My implementation merges in and leaves the existing modifier in place.

This is the alternative I also proposed in the previous comment and in the end better from the user perspective following the changes he applied.

Proposed change to the previous text:

When a template is added or removed with an _SPFM_ record in the template,
some code would need to take the aggregate value of all _SPFM_ records
in all templates applied as well as existing SPF TXT record on the host 
and recalculate the resulting SPF TXT record.
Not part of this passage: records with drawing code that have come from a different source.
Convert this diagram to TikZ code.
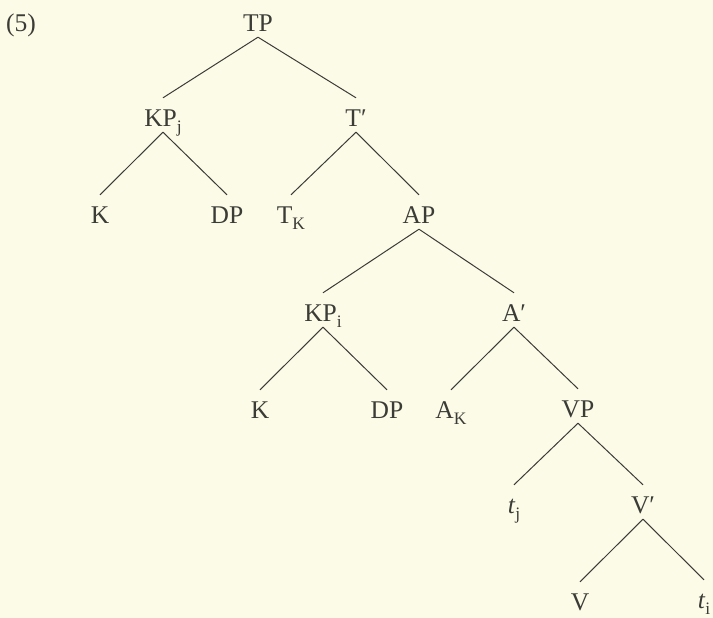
\documentclass[tikz,border=0pt]{standalone}
\usepackage{fontspec}
\setmainfont{Liberation Serif}
\usepackage{tikz}
\definecolor{paper}{RGB}{252,251,232}
\definecolor{ink}{RGB}{60,60,55}
\newcommand{\lsub}[1]{\raisebox{-6pt}{\fontsize{17.5}{20}\selectfont #1}}
\tikzstyle{cat}=[text=ink,font=\fontsize{25.5}{30}\selectfont,text height=17pt,text depth=0pt,inner xsep=0pt,inner ysep=5.5pt]

\begin{document}
\begin{tikzpicture}[x=1pt,y=1pt,
branch/.style={draw=ink,line width=1pt},
]
\fill[paper] (0,0) rectangle (713,-618);
\useasboundingbox (0,0) rectangle (713,-618);
\node[cat] (ex)[xshift=21, yshift=-23] {(5)};
% first level
\node[cat] (TP)[xshift=258, yshift=-23] {TP};
\node[cat] (KPj)[xshift=163, yshift=-118] {KP\lsub{j}};
\node[cat] (Tbar)[xshift=356, yshift=-118] {T′};
\node[cat] (Ka)[xshift=100, yshift=-215] {K};
\node[cat] (DPa)[xshift=227, yshift=-215] {DP};
\node[cat] (TK)[xshift=291, yshift=-215] {T\lsub{K}};
\node[cat] (AP)[xshift=419, yshift=-215] {AP};
% lower part
\node[cat] (KPi)[xshift=323, yshift=-313] {KP\lsub{i}};
\node[cat] (Abar)[xshift=514, yshift=-313] {A′};
\node[cat] (Kb)[xshift=260, yshift=-410] {K};
\node[cat] (DPb)[xshift=387, yshift=-410] {DP};
\node[cat] (AK)[xshift=451, yshift=-410] {A\lsub{K}};
\node[cat] (VP)[xshift=578, yshift=-409] {VP};
\node[cat] (tj)[xshift=514, yshift=-505] {\textit{t}\lsub{j}};
\node[cat] (Vbar)[xshift=643, yshift=-505] {V′};
\node[cat] (V)[xshift=580, yshift=-602] {V};
\node[cat] (ti)[xshift=704, yshift=-600] {\textit{t}\lsub{i}};
\foreach \m/\d in {TP/KPj,TP/Tbar,KPj/Ka,KPj/DPa,Tbar/TK,Tbar/AP,AP/KPi,AP/Abar,
  KPi/Kb,KPi/DPb,Abar/AK,Abar/VP,VP/tj,VP/Vbar,Vbar/V,Vbar/ti}
  \draw[branch] (\m.south) -- ([yshift=6pt]\d.north);
\end{tikzpicture}
\end{document}
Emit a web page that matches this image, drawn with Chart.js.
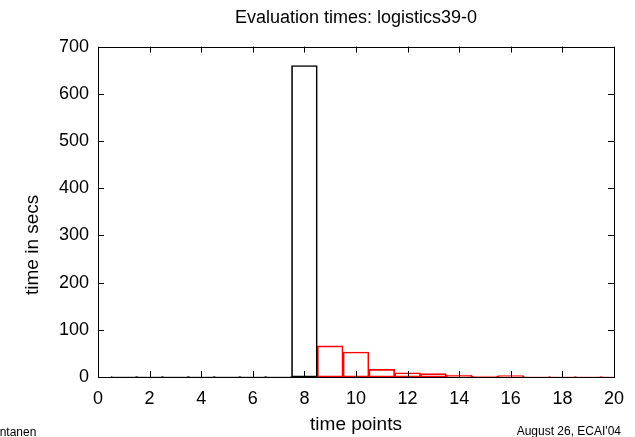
<!DOCTYPE html>
<html>
<head>
<meta charset="utf-8">
<script src="https://cdn.jsdelivr.net/npm/chart.js@4/dist/chart.umd.min.js"></script>
<style>
  html, body { margin: 0; padding: 0; background: #fff; }
  #wrap { position: relative; width: 635px; height: 437px; overflow: hidden; }
  .foot { position: absolute; font-family: "Liberation Sans", Arial, sans-serif; font-size: 12px; color: #000; white-space: nowrap; }
</style>
</head>
<body>
<div id="wrap">
  <canvas id="evalChart" width="635" height="437"></canvas>
  <div class="foot" style="left:-3px; top:425px;">intanen</div>
  <div class="foot" style="right:14px; top:424px;">August 26, ECAI'04</div>
</div>
<script>
// values
const titleText = 'Evaluation times: logistics39-0';
const yAxisLabel = 'time in secs';
const blackPoints = [1, 2, 3, 4, 5, 6, 7, 8];
const blackTimes = [1, 1, 1, 1, 1, 1, 1, 660];
const redPoints = [9, 10, 11, 12, 13, 14, 15, 16, 17, 18, 19, 20];
const redTimes = [66, 53, 16, 9, 7, 4, 2, 3, 1, 1, 1, 1];
const xTicks = [0, 2, 4, 6, 8, 10, 12, 14, 16, 18, 20];
const yTicks = [0, 100, 200, 300, 400, 500, 600, 700];

const FONT = '"Liberation Sans", Arial, Helvetica, sans-serif';

// gnuplot-style frame with inward ticks on all four sides
const frameTicks = {
  id: 'frameTicks',
  afterDatasetsDraw(chart) {
    const { ctx, chartArea: a, scales: { x, y } } = chart;
    const len = 6;
    ctx.save();
    ctx.strokeStyle = '#000';
    ctx.lineWidth = 1;
    ctx.beginPath();
    xTicks.forEach(v => {
      const px = Math.round(x.getPixelForValue(v)) + 0.5;
      ctx.moveTo(px, a.bottom); ctx.lineTo(px, a.bottom - len);
      ctx.moveTo(px, a.top); ctx.lineTo(px, a.top + len);
    });
    yTicks.forEach(v => {
      const py = Math.round(y.getPixelForValue(v)) + 0.5;
      ctx.moveTo(a.left, py); ctx.lineTo(a.left + len, py);
      ctx.moveTo(a.right, py); ctx.lineTo(a.right - len, py);
    });
    ctx.stroke();
    ctx.strokeRect(Math.round(a.left) + 0.5, Math.round(a.top) + 0.5,
      Math.round(a.right - a.left), Math.round(a.bottom - a.top));

    // y label sits a bit below the middle, like the gnuplot original
    ctx.translate(33, y.getPixelForValue(280));
    ctx.rotate(-Math.PI / 2);
    ctx.fillStyle = '#000';
    ctx.font = '19px ' + FONT;
    ctx.textAlign = 'center';
    ctx.textBaseline = 'middle';
    ctx.fillText(yAxisLabel, 0, 0);
    ctx.restore();
  }
};

const ctx = document.getElementById('evalChart').getContext('2d');
new Chart(ctx, {
  type: 'bar',
  data: {
    datasets: [{
      data: blackPoints.map((p, i) => ({ x: p, y: blackTimes[i] })),
      backgroundColor: 'rgba(0,0,0,0)',
      borderColor: '#000',
      borderWidth: 1,
      borderSkipped: false,
      barPercentage: 1,
      categoryPercentage: 1,
      grouped: false
    }, {
      data: redPoints.map((p, i) => ({ x: p, y: redTimes[i] })),
      backgroundColor: 'rgba(0,0,0,0)',
      borderColor: '#ff0000',
      borderWidth: 1,
      borderSkipped: false,
      barPercentage: 1,
      categoryPercentage: 1,
      grouped: false
    }]
  },
  options: {
    responsive: false,
    animation: false,
    devicePixelRatio: 1,
    layout: { padding: { top: 0, right: 19, bottom: 0, left: 0 } },
    plugins: {
      legend: { display: false },
      tooltip: { enabled: false },
      title: {
        display: true,
        fullSize: false,
        text: titleText,
        color: '#000',
        font: { family: FONT, size: 18, weight: 'normal', lineHeight: 1.2 },
        padding: { top: 7, bottom: 18 }
      }
    },
    scales: {
      x: {
        type: 'linear',
        min: 0,
        max: 20,
        offset: false,
        grid: { display: false, drawTicks: false, offset: false },
        border: { display: false },
        afterBuildTicks: s => { s.ticks = xTicks.map(v => ({ value: v })); },
        afterFit: s => { s.height = 60; },
        ticks: {
          color: '#000',
          padding: 11,
          maxRotation: 0,
          font: { family: FONT, size: 18 }
        },
        title: {
          display: true,
          text: 'time points',
          color: '#000',
          font: { family: FONT, size: 19 },
          padding: { top: 0, bottom: 1 }
        }
      },
      y: {
        min: 0,
        max: 700,
        grid: { display: false, drawTicks: false },
        border: { display: false },
        afterBuildTicks: s => { s.ticks = yTicks.map(v => ({ value: v })); },
        afterFit: s => { s.width = 98; },
        ticks: {
          color: '#000',
          padding: 9,
          font: { family: FONT, size: 18 }
        },
        title: { display: false }
      }
    }
  },
  plugins: [frameTicks]
});
</script>
</body>
</html>
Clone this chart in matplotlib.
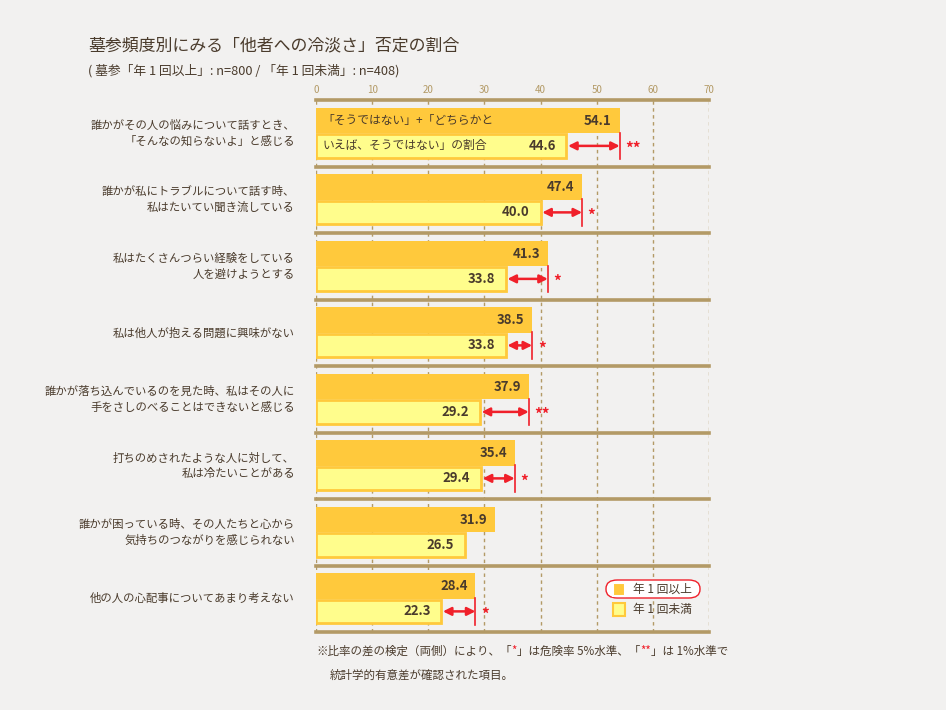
import matplotlib
matplotlib.use("Agg")
import matplotlib.pyplot as plt
from matplotlib.patches import FancyBboxPatch, Rectangle

# ─── DATA ─────────────────────────────────────────────────────────────────────
items = [
    "誰かがその人の悩みについて話すとき、\n「そんなの知らないよ」と感じる",
    "誰かが私にトラブルについて話す時、\n私はたいてい聞き流している",
    "私はたくさんつらい経験をしている\n人を避けようとする",
    "私は他人が抱える問題に興味がない",
    "誰かが落ち込んでいるのを見た時、私はその人に\n手をさしのべることはできないと感じる",
    "打ちのめされたような人に対して、\n私は冷たいことがある",
    "誰かが困っている時、その人たちと心から\n気持ちのつながりを感じられない",
    "他の人の心配事についてあまり考えない",
]
yearly   = [54.1, 47.4, 41.3, 38.5, 37.9, 35.4, 31.9, 28.4]   # 年1回以上
lessthan = [44.6, 40.0, 33.8, 33.8, 29.2, 29.4, 26.5, 22.3]   # 年1回未満
signif   = ["**", "*", "*", "*", "**", "*", "", "*"]
ticks    = [0, 10, 20, 30, 40, 50, 60, 70]

# ─── STYLE ────────────────────────────────────────────────────────────────────
BG     = "#F2F1F0"
ORANGE = "#FFC93C"
YELLOW = "#FFFD8C"
BROWN  = "#B39A66"
TEXT   = "#4A3B2C"
RED    = "#F0202A"

plt.rcParams["font.family"] = ["Noto Sans CJK JP", "DejaVu Sans"]

W, H = 946, 710
fig = plt.figure(figsize=(W / 100, H / 100), dpi=100, facecolor=BG)

def fx(px):
    return px / W

def fy(py):
    return 1 - py / H

ax = fig.add_axes([fx(316), fy(632), fx(709) - fx(316), fy(100) - fy(632)])
ax.set_facecolor(BG)
ax.set_xlim(0, 70)
ax.set_ylim(len(items), 0)
for s in ax.spines.values():
    s.set_visible(False)
ax.set_xticks([])
ax.set_yticks([])

# grid
for t in ticks:
    ax.axvline(t, color=BROWN, lw=1, ls=(0, (2.5, 2.5)), zorder=1)
for i in range(len(items) + 1):
    ax.axhline(i, color=BROWN, lw=2.6, zorder=2, clip_on=False)

for i in range(len(items)):
    y1 = i + 0.31
    y2 = i + 0.69
    ax.barh(y1, yearly[i], height=0.38, color=ORANGE, zorder=3)
    ax.barh(y2, lessthan[i], height=0.35, color=YELLOW, edgecolor=ORANGE,
            linewidth=2, zorder=3)
    ax.text(yearly[i] - 1.4, y1, f"{yearly[i]:.1f}", ha="right", va="center",
            fontsize=9.5, fontweight="bold", color=TEXT, zorder=4)
    ax.text(lessthan[i] - 1.9, y2, f"{lessthan[i]:.1f}", ha="right", va="center",
            fontsize=9.5, fontweight="bold", color=TEXT, zorder=4)
    if signif[i]:
        ax.annotate("", xy=(lessthan[i] + 0.3, y2), xytext=(yearly[i], y2),
                    arrowprops=dict(arrowstyle="<|-|>", color=RED, lw=1.8,
                                    mutation_scale=12, shrinkA=0, shrinkB=0),
                    zorder=5)
        ax.plot([yearly[i], yearly[i]], [y2 - 0.2, y2 + 0.2], color=RED,
                lw=1.2, zorder=5)
        ax.text(yearly[i] + 1.0, y2 + 0.05, signif[i], ha="left", va="center",
                fontsize=11, fontweight="bold", color=RED, zorder=5)

# note inside first bars
ax.text(1.2, 0.31, "「そうではない」+「どちらかと", ha="left", va="center",
        fontsize=8.5, color=TEXT, zorder=4)
ax.text(1.2, 0.69, "いえば、そうではない」の割合", ha="left", va="center",
        fontsize=8.5, color=TEXT, zorder=4)

# tick labels on top
for t in ticks:
    fig.text(fx(316 + t * 393 / 70), fy(90), str(t), ha="center", va="center",
             fontsize=7, color=BROWN)

# row labels
for i, lab in enumerate(items):
    fig.text(fx(295), fy(100 + (i + 0.5) * 66.5), lab, ha="right", va="center",
             fontsize=8.2, color=TEXT, linespacing=1.5)

# titles
fig.text(fx(88), fy(45), "墓参頻度別にみる「他者への冷淡さ」否定の割合",
         ha="left", va="center", fontsize=12.2, color=TEXT)
fig.text(fx(88), fy(71),
         "( 墓参「年 1 回以上」: n=800 / 「年 1 回未満」: n=408)",
         ha="left", va="center", fontsize=9.2, color=TEXT)

# legend
fig.patches.append(FancyBboxPatch((fx(606), fy(598)), fx(700) - fx(606),
                                  fy(580) - fy(598),
                                  boxstyle="round,pad=0,rounding_size=0.012",
                                  transform=fig.transFigure, facecolor="white",
                                  edgecolor=RED, lw=1))
fig.patches.append(Rectangle((fx(613), fy(596)), fx(12), fy(0) - fy(13),
                             transform=fig.transFigure, facecolor=ORANGE,
                             edgecolor="white", lw=1.5))
fig.patches.append(Rectangle((fx(613), fy(616)), fx(12), fy(0) - fy(13),
                             transform=fig.transFigure, facecolor=YELLOW,
                             edgecolor=ORANGE, lw=1.5))
fig.text(fx(633), fy(589), "年 1 回以上", ha="left", va="center",
         fontsize=8.5, color=TEXT)
fig.text(fx(633), fy(609), "年 1 回未満", ha="left", va="center",
         fontsize=8.5, color=TEXT)

# footnote, with red stars drawn piece by piece
pieces = [("※比率の差の検定（両側）により、「", TEXT), ("*", RED),
          ("」は危険率 5%水準、「", TEXT), ("**", RED), ("」は 1%水準で", TEXT)]
renderer = fig.canvas.get_renderer()
x = fx(316)
for s, c in pieces:
    t = fig.text(x, fy(651), s, ha="left", va="center", fontsize=8.3, color=c)
    bb = t.get_window_extent(renderer=renderer)
    x = bb.x1 / W
fig.text(fx(330), fy(675), "統計学的有意差が確認された項目。",
         ha="left", va="center", fontsize=8.3, color=TEXT)

fig.savefig("out.png", dpi=100, facecolor=BG)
In case the existing SPF TXT record 
already specifies the "all" rule, it's modifier SHOULD remain intact after the merge
operation.

Are we all ok with the approach and the text so #47 can be finalized? @arnoldblinn @knoepfchendruecker

knoepfchendruecker commented 5 years ago

RFC7208 defines "all" as a "mechanism" and not as a "rule".

So: "In case the existing SPF TXT record already uses the "all" mechanism, its modifier SHOULD remain intact after the merge operation."

What about cases where the existing SPF TXT record uses the "redirect" modifier?

According to RFC7208 5.1, an "all" mechanism will ask everyone to ignore the "redirect". So while the SPF record is still syntactically correct, it's certainly not what the user did expect.

So:

pawel-kow commented 5 years ago

IMHO "redirect" is a Pro use-case and a bit away from the target group of Domain Connect. From this perspective I am OK to leave it as undefined that each DNS provider will decide to solve different way (any of the solutions that you mentioned may be equally valid).